Jordan v. Chicago & A. Ry. Co.

Decision Date01 March 1904
Citation105 Mo. App. 446,79 S.W. 1155
CourtMissouri Court of Appeals
PartiesJORDAN v. CHICAGO & A. RY. CO.<SMALL><SUP>*</SUP></SMALL>

Action by Bridget Jordan, administratrix of Michael Jordan, deceased, against the Chicago & Alton Railway Company. From a judgment for plaintiff, defendant brings error. Reversed.

Franklin Houston, for plaintiff in error. P. H. Cullen, for defendant in error.

Statement.

REYBURN, J.

This proceeding was inaugurated December 7, 1900, returnable to the January term, 1901, for damages for malicious prosecution upon charges of petit larceny alleged to have been committed July 5 and 7, 1900. The suit was brought against the Chicago & Alton Railroad Company, and the summons was issued against and the return showed service upon the Railroad Company, which was alleged to be a corporation under the laws of the state of Illinois. At the return term the Railroad Company, defendant, answered by a plea in abatement, averring that it appeared for that purpose only, and that plaintiff ought not to have or maintain the action, for the reasons that at the time of the commencement thereof defendant was a corporation under the laws of the state of Illinois, and was not at the time of the alleged injuries, nor had it since been, nor was it then, operating a railroad or doing business in the state of Missouri, and the answer concluded with a general denial. Thereupon plaintiff moved to allow the amendment of the petition, summons, and return in the cause by correcting (as averred) a mistake in the name of the defendant, in this: that therein the defendant was named the "Chicago & Alton Railroad Company," and that the real name of the defendant was the "Chicago & Alton Railway Company," and that the latter was the corporation sued and intended to be sued, and the summons was actually served upon an agent of the Chicago & Alton Railway Company, which is an Illinois corporation, and that in calling the defendant a "railroad" company instead of a "railway" company plaintiff made a mistake; but that the Chicago & Alton Railway Company was then, and had been for a long space of time, known as the Chicago & Alton Railroad Company, and by such last-named title defendant had transacted its business and exercised its corporate franchises, and proclaimed to the plaintiff and the public that its real name was the "Chicago & Alton Railroad Company," and was better known and conducted more business under said last name than under its legal name, by all of which plaintiff was led into the error of calling it "railroad" instead of "railway" company.

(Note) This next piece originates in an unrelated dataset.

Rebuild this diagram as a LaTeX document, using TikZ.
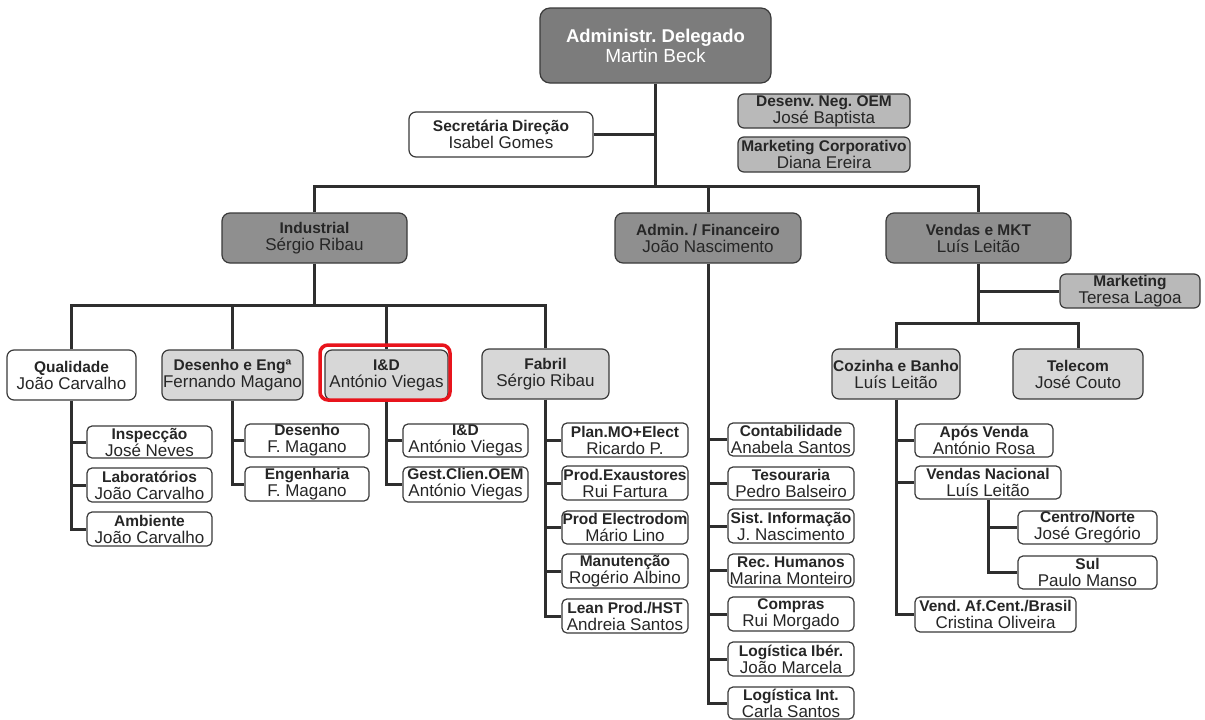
\documentclass[tikz,border=0pt]{standalone}
\usepackage{fontspec}
\setmainfont{Liberation Sans}
\frenchspacing
\definecolor{bordc}{HTML}{3A3A3A}
\definecolor{linec}{HTML}{2E2E2E}
\definecolor{txtc}{HTML}{262626}
\definecolor{topfill}{HTML}{7C7C7C}
\definecolor{darkfill}{HTML}{8F8F8F}
\definecolor{midfill}{HTML}{B9B9B9}
\definecolor{lightfill}{HTML}{D7D7D7}
\definecolor{hired}{HTML}{E8141C}
\newcommand\orgbox[8]{%
  \node[#2, minimum width={#5-#3}, minimum height={#6-#4}] (#1) at ({(#3+#5)/2},{(#4+#6)/2}) {{\bfseries\fontsize{15.5}{17}\selectfont #7}\\#8};}
\tikzset{
  basebox/.style={draw=bordc, line width=1.2pt, rounded corners=5pt, inner sep=0pt,
    align=center, text=txtc, font=\fontsize{17}{17}\selectfont},
  whitebox/.style={basebox, fill=white},
  lightbox/.style={basebox, fill=lightfill, rounded corners=7pt},
  midbox/.style={basebox, fill=midfill, rounded corners=6pt},
  darkbox/.style={basebox, fill=darkfill, rounded corners=8pt},
  conn/.style={draw=linec, line width=3pt},
}
\begin{document}
\begin{tikzpicture}[x=1pt,y=-1pt]
\useasboundingbox (0,0) rectangle (1205,720);
\fill[white] (0,0) rectangle (1205,720);

% top
\node[basebox, fill=topfill, rounded corners=10pt, text=white, minimum width=231, minimum height=75,
  font=\fontsize{19}{20}\selectfont] (top) at (655.5,45.5)
  {{\bfseries\fontsize{18.5}{20}\selectfont Administr. Delegado}\\Martin Beck};

\orgbox{sec}{whitebox, rounded corners=7pt}{409}{112}{593}{157}{Secretária Direção}{Isabel Gomes}
\orgbox{desenv}{midbox}{738}{94}{910}{128}{Desenv. Neg. OEM}{José Baptista}
\orgbox{mktc}{midbox}{738}{137}{910}{172}{Marketing Corporativo}{Diana Ereira}

\orgbox{ind}{darkbox}{222}{213}{407}{263}{Industrial}{Sérgio Ribau}
\orgbox{adm}{darkbox}{615}{213}{801}{263}{Admin. / Financeiro}{João Nascimento}
\orgbox{vend}{darkbox}{886}{213}{1071}{263}{Vendas e MKT}{Luís Leitão}
\orgbox{mkt}{midbox}{1060}{274}{1200}{308}{Marketing}{Teresa Lagoa}

\orgbox{qual}{whitebox, rounded corners=7pt}{7}{350}{136}{400}{Qualidade}{João Carvalho}
\orgbox{des}{lightbox}{162}{350}{303}{400}{Desenho e Engª}{Fernando Magano}
\orgbox{id}{lightbox}{325}{350}{448}{400}{I\&D}{António Viegas}
\orgbox{fab}{lightbox}{482}{349}{609}{399}{Fabril}{Sérgio Ribau}
\orgbox{coz}{lightbox}{832}{349}{960}{399}{Cozinha e Banho}{Luís Leitão}
\orgbox{tel}{lightbox}{1013}{349}{1143}{399}{Telecom}{José Couto}

\orgbox{insp}{whitebox}{87}{426}{212}{458}{Inspecção}{José Neves}
\orgbox{lab}{whitebox}{87}{468}{212}{502}{Laboratórios}{João Carvalho}
\orgbox{amb}{whitebox}{87}{512}{212}{546}{Ambiente}{João Carvalho}

\orgbox{desn}{whitebox}{245}{424}{369}{457}{Desenho}{F. Magano}
\orgbox{eng}{whitebox}{245}{467}{369}{501}{Engenharia}{F. Magano}

\orgbox{idc}{whitebox}{403}{424}{528}{457}{I\&D}{António Viegas}
\orgbox{gest}{whitebox}{403}{467}{528}{502}{Gest.Clien.OEM}{António Viegas}

\orgbox{plan}{whitebox}{562}{423}{688}{457}{Plan.MO+Elect}{Ricardo P.}
\orgbox{exa}{whitebox}{562}{466}{688}{500}{Prod.Exaustores}{Rui Fartura}
\orgbox{ele}{whitebox}{562}{511}{688}{544}{Prod Electrodom}{Mário Lino}
\orgbox{man}{whitebox}{562}{554}{688}{588}{Manutenção}{Rogério Albino}
\orgbox{lean}{whitebox}{562}{599}{688}{633}{Lean Prod./HST}{Andreia Santos}

\orgbox{cont}{whitebox}{728}{423}{854}{456}{Contabilidade}{Anabela Santos}
\orgbox{tes}{whitebox}{728}{467}{854}{500}{Tesouraria}{Pedro Balseiro}
\orgbox{sist}{whitebox}{728}{509}{854}{543}{Sist. Informação}{J. Nascimento}
\orgbox{rec}{whitebox}{728}{554}{854}{587}{Rec. Humanos}{Marina Monteiro}
\orgbox{comp}{whitebox}{728}{597}{854}{631}{Compras}{Rui Morgado}
\orgbox{logi}{whitebox}{728}{642}{854}{676}{Logística Ibér.}{João Marcela}
\orgbox{logt}{whitebox}{728}{687}{854}{719}{Logística Int.}{Carla Santos}

\orgbox{apos}{whitebox}{915}{424}{1053}{457}{Após Venda}{António Rosa}
\orgbox{vnac}{whitebox}{915}{466}{1061}{499}{Vendas Nacional}{Luís Leitão}
\orgbox{vaf}{whitebox}{915}{597}{1076}{632}{Vend. Af.Cent./Brasil}{Cristina Oliveira}
\orgbox{cn}{whitebox}{1018}{511}{1157}{544}{Centro/Norte}{José Gregório}
\orgbox{sul}{whitebox}{1018}{556}{1157}{589}{Sul}{Paulo Manso}

% connectors
\coordinate (j0) at (655.5,186);
\draw[conn] (top.south) -- (j0);
\draw[conn] (sec.east) -- (sec.east -| j0);
\draw[conn] (ind.north) |- (j0) -| (vend.north);
\draw[conn] (adm.north |- j0) -- (adm.north);

\path (ind.south) ++(0,42) coordinate (j1);
\draw[conn] (ind.south) -- (j1);
\draw[conn] (qual.north) |- (j1) -| (fab.north);
\draw[conn] (des.north |- j1) -- (des.north);
\draw[conn] (id.north |- j1) -- (id.north);

\draw[conn] (qual.south) |- (amb.west);
\draw[conn] (qual.south |- insp.west) -- (insp.west);
\draw[conn] (qual.south |- lab.west) -- (lab.west);

\draw[conn] (des.south) |- (eng.west);
\draw[conn] (des.south |- desn.west) -- (desn.west);

\draw[conn] (id.south) |- (gest.west);
\draw[conn] (id.south |- idc.west) -- (idc.west);

\draw[conn] (fab.south) |- (lean.west);
\draw[conn] (fab.south |- plan.west) -- (plan.west);
\draw[conn] (fab.south |- exa.west) -- (exa.west);
\draw[conn] (fab.south |- ele.west) -- (ele.west);
\draw[conn] (fab.south |- man.west) -- (man.west);

\draw[conn] (adm.south) |- (logt.west);
\draw[conn] (adm.south |- cont.west) -- (cont.west);
\draw[conn] (adm.south |- tes.west) -- (tes.west);
\draw[conn] (adm.south |- sist.west) -- (sist.west);
\draw[conn] (adm.south |- rec.west) -- (rec.west);
\draw[conn] (adm.south |- comp.west) -- (comp.west);
\draw[conn] (adm.south |- logi.west) -- (logi.west);

\path (vend.south) ++(0,60) coordinate (j2);
\draw[conn] (vend.south) -- (j2);
\draw[conn] (vend.south |- mkt.west) -- (mkt.west);
\draw[conn] (coz.north) |- (j2) -| (tel.north);

\draw[conn] (coz.south) |- (vaf.west);
\draw[conn] (coz.south |- apos.west) -- (apos.west);
\draw[conn] (coz.south |- vnac.west) -- (vnac.west);

\draw[conn] (vnac.south) |- (sul.west);
\draw[conn] (vnac.south |- cn.west) -- (cn.west);

% highlight
\node[draw=hired, line width=3.5pt, rounded corners=8pt, inner sep=0pt,
  minimum width=130, minimum height=55] (hl) at (385,372.5) {};
\end{tikzpicture}
\end{document}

This motion, without any evidence thereon, was sustained, plaintiff granted leave to file an amended petition and amend the original summons and return, and the sheriff, by leave of court, amended his return on the original summons; to which action and the rulings of the court in sustaining such motion, and substituting the name of the Chicago & Alton Railway Company for that of the Chicago & Alton Railroad Company, as defendant in the original writ of summons and return filed, and in permitting plaintiff to amend such petition, writ, and return, defendant duly saved its exceptions.

The clerk of the court, in turn, amended the original writ by substituting for the words "Chicago & Alton Railroad Company," as originally written, the words "Chicago & Alton Railway Company," over the exceptions of defendant. Thereupon plaintiff filed an amended petition, substituting the Chicago & Alton Railway Company as defendant, in lieu of the Railroad Company, but no summons was issued for the substituted defendant. Defendant then filed a motion to strike out its name as defendant in the amended petition, writ, and return, alleging its appearance for that purpose only, and assigning that the original petition stated a cause of action against the Chicago & Alton Railroad Company, a different corporation, also existing under the laws of the state of Illinois, and the original writ in the cause was issued against, directed to, and summoned the Chicago & Alton Railroad Company, and the original return on such original writ showed service upon the Chicago & Alton Railroad Company to appear and answer said original petition, and the Chicago & Alton Railroad Company appeared and answered the original petition, and the court had no power to allow the amendment of the original petition, writ, and return by substituting the name of the Chicago & Alton Railway Company as party defendant for that of the Chicago & Alton Railroad Company; for the Chicago & Alton Railway Company had not been served with process as required by law, nor had it appeared therein, the suit and summons being directed against another company, the recent lessor, and the substitution of the Chicago & Alton Railway Company for the original defendant Railroad Company by amendment was a substitution of one cause of action for another and of one defendant for another. The court refused to permit the introduction of the evidence tendered to sustain such motion, and overruled it, and the defendant Railway Company filed a motion to quash the sheriff's amended return, assigning that neither upon the face of the return, nor upon the face of the petition and writ served, as shown by the original petition, writ, and return thereto attached, had a petition or writ directed to the defendant been served by the sheriff as shown by the original return, but the original petition and writ so served by the sheriff were directed to and against the Chicago & Alton Railroad Company, and no petition...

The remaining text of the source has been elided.